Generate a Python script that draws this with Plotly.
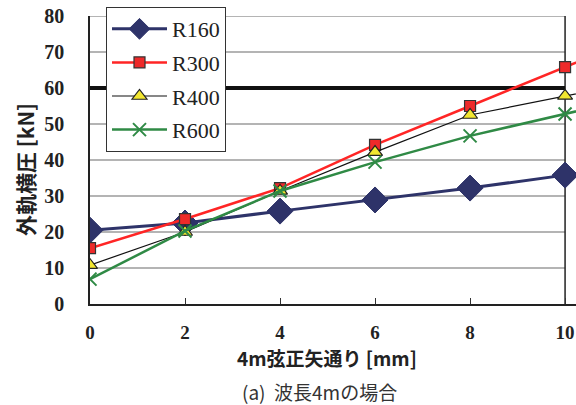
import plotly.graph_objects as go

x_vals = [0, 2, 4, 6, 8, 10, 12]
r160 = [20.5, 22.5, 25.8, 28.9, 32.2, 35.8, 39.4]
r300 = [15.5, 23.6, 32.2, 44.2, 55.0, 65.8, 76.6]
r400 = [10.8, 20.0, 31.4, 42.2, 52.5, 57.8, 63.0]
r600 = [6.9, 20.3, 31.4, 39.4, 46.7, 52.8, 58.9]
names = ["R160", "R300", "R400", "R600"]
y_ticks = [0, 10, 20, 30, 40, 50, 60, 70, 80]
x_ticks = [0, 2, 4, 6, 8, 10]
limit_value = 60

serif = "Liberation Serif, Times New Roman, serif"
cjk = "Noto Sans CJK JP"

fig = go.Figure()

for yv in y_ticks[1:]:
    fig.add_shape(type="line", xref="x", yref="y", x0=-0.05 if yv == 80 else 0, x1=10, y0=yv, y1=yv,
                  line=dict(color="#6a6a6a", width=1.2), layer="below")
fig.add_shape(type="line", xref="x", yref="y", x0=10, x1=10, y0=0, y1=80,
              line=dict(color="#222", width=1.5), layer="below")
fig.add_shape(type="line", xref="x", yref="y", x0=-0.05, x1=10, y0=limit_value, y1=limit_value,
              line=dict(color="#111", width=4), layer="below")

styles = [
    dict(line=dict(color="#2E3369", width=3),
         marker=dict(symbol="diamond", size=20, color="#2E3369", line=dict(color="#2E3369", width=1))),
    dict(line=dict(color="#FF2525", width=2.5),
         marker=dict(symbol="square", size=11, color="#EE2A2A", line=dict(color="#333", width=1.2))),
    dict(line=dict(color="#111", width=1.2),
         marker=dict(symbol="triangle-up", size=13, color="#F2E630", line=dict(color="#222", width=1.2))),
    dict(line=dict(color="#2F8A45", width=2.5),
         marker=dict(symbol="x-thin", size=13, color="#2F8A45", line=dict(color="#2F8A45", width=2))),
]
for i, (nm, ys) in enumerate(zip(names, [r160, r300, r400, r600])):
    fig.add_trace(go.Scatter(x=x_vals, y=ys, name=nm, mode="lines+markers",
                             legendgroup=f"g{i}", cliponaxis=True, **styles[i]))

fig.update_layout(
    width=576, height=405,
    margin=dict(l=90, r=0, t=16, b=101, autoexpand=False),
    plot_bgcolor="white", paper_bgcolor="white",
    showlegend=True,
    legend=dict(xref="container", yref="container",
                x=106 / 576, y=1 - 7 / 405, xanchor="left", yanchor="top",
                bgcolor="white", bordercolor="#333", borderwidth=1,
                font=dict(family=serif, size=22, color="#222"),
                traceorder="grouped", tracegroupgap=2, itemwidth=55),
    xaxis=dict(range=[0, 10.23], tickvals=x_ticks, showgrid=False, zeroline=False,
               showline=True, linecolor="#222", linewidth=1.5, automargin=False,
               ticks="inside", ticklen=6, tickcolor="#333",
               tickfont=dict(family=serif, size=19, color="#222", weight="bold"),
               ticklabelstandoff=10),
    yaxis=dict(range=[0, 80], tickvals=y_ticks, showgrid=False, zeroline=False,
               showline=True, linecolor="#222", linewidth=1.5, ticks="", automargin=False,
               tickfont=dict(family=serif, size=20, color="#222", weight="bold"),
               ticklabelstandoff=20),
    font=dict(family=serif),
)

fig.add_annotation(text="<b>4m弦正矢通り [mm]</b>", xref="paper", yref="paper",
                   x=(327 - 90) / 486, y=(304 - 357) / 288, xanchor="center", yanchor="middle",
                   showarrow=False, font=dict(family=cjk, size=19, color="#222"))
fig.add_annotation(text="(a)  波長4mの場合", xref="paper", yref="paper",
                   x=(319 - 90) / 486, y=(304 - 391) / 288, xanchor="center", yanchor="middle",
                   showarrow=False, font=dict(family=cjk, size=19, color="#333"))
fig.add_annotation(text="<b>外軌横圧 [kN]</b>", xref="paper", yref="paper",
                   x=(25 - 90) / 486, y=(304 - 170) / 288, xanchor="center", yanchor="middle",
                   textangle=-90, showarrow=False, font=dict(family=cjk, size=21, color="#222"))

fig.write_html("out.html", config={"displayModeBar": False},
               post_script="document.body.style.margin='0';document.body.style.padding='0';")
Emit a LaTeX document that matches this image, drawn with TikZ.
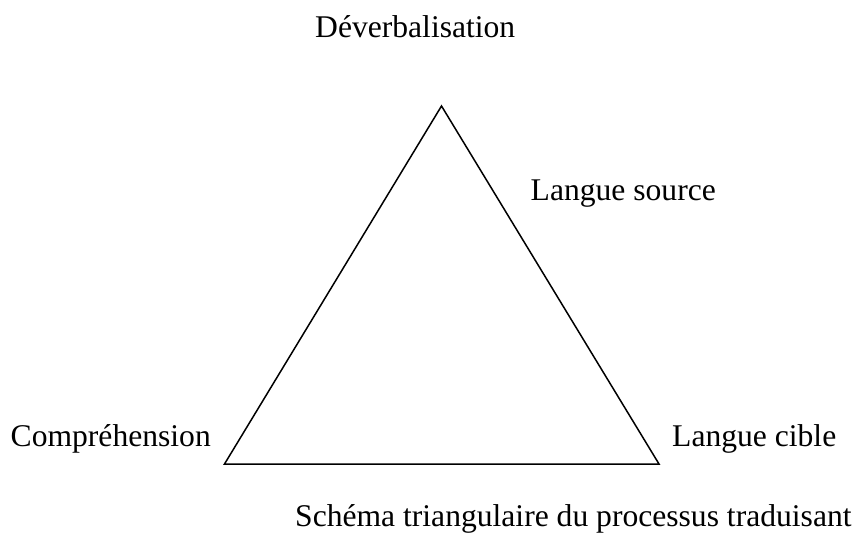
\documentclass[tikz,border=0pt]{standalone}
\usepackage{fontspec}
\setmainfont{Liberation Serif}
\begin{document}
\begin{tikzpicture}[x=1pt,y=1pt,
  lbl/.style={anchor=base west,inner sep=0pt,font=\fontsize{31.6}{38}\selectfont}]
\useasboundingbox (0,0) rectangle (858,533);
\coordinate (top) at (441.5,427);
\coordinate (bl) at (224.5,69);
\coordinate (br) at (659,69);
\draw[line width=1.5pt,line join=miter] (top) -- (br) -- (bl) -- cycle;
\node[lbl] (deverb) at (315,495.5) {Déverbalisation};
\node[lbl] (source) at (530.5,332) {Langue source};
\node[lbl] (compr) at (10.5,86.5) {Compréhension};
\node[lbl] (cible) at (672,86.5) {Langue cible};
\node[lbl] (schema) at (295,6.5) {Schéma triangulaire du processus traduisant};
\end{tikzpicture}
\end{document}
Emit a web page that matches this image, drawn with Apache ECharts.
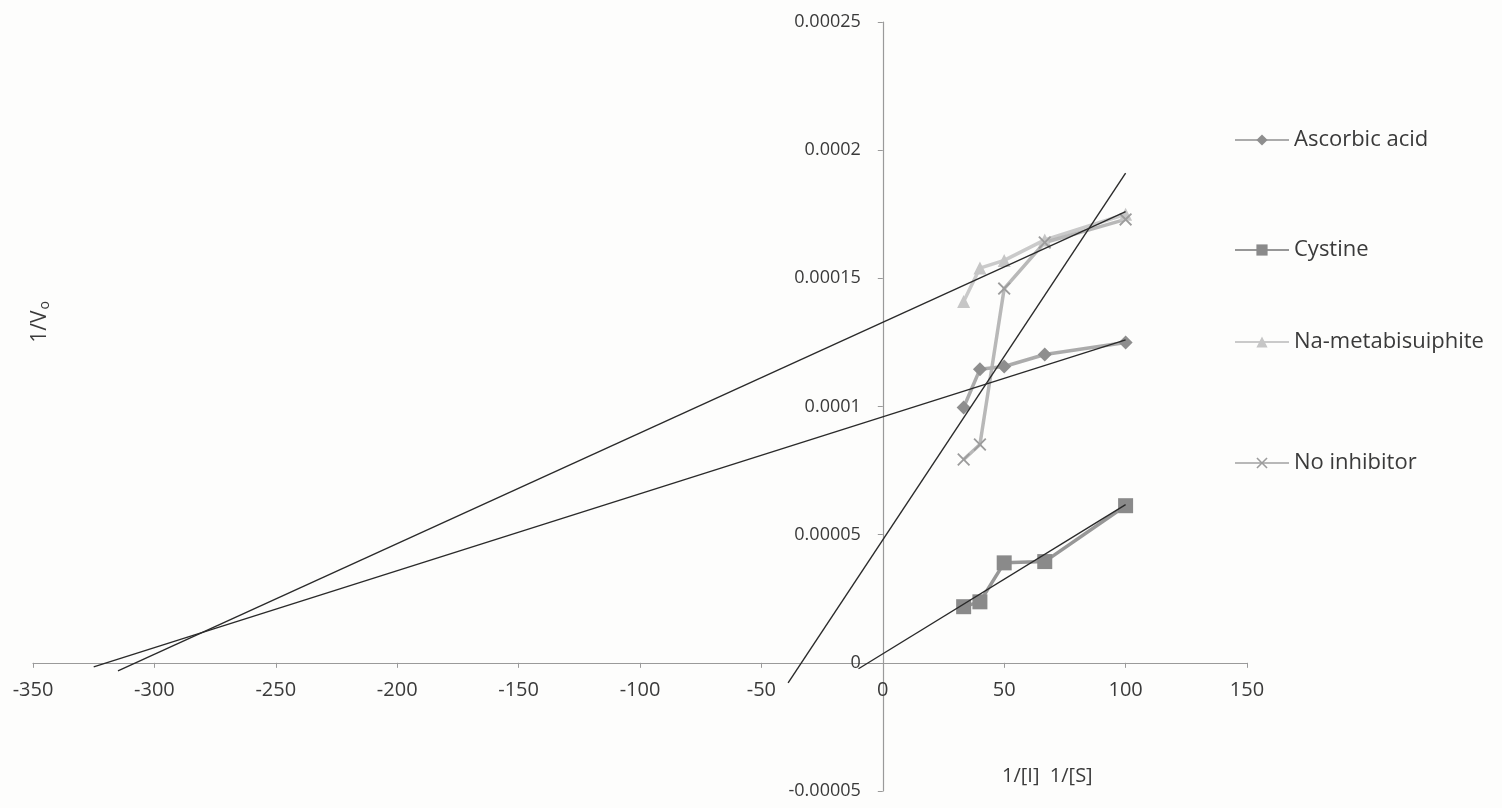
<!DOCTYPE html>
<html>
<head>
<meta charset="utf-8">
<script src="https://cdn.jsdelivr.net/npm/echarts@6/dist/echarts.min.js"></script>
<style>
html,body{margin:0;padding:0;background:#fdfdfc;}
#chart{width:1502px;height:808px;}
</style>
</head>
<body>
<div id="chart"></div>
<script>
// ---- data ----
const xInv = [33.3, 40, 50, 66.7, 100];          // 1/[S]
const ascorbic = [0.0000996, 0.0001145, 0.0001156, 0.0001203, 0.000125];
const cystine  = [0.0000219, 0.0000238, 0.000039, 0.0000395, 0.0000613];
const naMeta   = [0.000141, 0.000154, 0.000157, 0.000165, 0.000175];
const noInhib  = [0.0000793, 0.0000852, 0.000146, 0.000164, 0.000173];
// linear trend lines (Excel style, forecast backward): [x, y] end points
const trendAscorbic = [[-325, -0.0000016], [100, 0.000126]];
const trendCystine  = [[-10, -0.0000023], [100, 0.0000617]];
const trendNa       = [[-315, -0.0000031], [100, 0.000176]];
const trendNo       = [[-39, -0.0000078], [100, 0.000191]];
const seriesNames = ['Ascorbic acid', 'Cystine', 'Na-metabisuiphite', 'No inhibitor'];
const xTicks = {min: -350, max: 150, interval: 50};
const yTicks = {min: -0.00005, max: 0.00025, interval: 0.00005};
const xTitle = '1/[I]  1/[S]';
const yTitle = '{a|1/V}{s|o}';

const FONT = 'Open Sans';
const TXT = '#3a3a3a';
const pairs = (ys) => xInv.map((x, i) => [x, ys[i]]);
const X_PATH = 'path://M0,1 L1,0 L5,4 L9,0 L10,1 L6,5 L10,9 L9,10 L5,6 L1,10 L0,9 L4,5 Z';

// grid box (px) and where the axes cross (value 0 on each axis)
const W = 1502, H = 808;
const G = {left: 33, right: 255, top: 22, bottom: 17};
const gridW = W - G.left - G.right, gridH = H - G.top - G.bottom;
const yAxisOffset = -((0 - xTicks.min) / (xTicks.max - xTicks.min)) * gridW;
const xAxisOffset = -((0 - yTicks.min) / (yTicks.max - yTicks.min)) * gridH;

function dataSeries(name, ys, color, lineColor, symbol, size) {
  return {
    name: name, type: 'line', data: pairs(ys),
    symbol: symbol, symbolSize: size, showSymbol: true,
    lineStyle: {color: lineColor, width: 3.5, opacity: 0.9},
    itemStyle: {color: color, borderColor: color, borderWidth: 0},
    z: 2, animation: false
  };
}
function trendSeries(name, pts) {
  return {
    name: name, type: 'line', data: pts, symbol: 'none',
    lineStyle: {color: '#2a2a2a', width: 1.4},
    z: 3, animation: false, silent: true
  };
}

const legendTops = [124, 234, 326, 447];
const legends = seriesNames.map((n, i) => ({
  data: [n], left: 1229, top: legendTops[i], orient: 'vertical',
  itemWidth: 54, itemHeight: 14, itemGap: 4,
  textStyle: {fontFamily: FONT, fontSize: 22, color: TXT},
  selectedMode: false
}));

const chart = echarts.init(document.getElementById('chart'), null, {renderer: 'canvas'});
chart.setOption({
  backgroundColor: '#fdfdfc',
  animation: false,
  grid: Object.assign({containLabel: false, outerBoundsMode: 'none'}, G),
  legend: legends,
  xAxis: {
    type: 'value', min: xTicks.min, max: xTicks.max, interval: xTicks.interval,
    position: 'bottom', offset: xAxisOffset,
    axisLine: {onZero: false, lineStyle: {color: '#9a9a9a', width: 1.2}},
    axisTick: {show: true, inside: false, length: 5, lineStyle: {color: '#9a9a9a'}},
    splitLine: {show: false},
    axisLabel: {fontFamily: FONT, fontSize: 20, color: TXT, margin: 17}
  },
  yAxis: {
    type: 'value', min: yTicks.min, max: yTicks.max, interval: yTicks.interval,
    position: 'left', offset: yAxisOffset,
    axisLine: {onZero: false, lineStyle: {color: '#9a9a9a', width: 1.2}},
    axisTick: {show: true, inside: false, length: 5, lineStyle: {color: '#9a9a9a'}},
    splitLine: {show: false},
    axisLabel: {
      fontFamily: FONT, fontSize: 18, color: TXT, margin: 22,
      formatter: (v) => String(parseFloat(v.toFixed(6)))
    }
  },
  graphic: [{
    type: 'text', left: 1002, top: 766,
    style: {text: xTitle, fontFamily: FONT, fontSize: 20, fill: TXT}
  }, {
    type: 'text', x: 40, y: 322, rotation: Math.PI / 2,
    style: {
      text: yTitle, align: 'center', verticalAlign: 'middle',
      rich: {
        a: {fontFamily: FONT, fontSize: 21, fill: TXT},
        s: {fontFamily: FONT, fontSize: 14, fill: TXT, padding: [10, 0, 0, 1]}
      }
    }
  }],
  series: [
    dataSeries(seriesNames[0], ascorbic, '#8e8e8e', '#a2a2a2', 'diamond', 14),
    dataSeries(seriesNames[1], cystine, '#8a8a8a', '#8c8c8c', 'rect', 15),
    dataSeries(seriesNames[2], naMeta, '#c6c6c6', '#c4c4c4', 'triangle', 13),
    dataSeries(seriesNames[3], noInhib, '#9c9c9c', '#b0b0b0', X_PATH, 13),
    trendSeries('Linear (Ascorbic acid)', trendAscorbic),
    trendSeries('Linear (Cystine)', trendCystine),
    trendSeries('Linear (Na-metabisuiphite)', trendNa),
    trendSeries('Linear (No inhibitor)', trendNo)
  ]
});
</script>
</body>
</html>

━━━━━━━━━━━━━━━━

- Written request: State how many lines in the records above contain the word "that", giving only the number.

- Result of the exercise: 3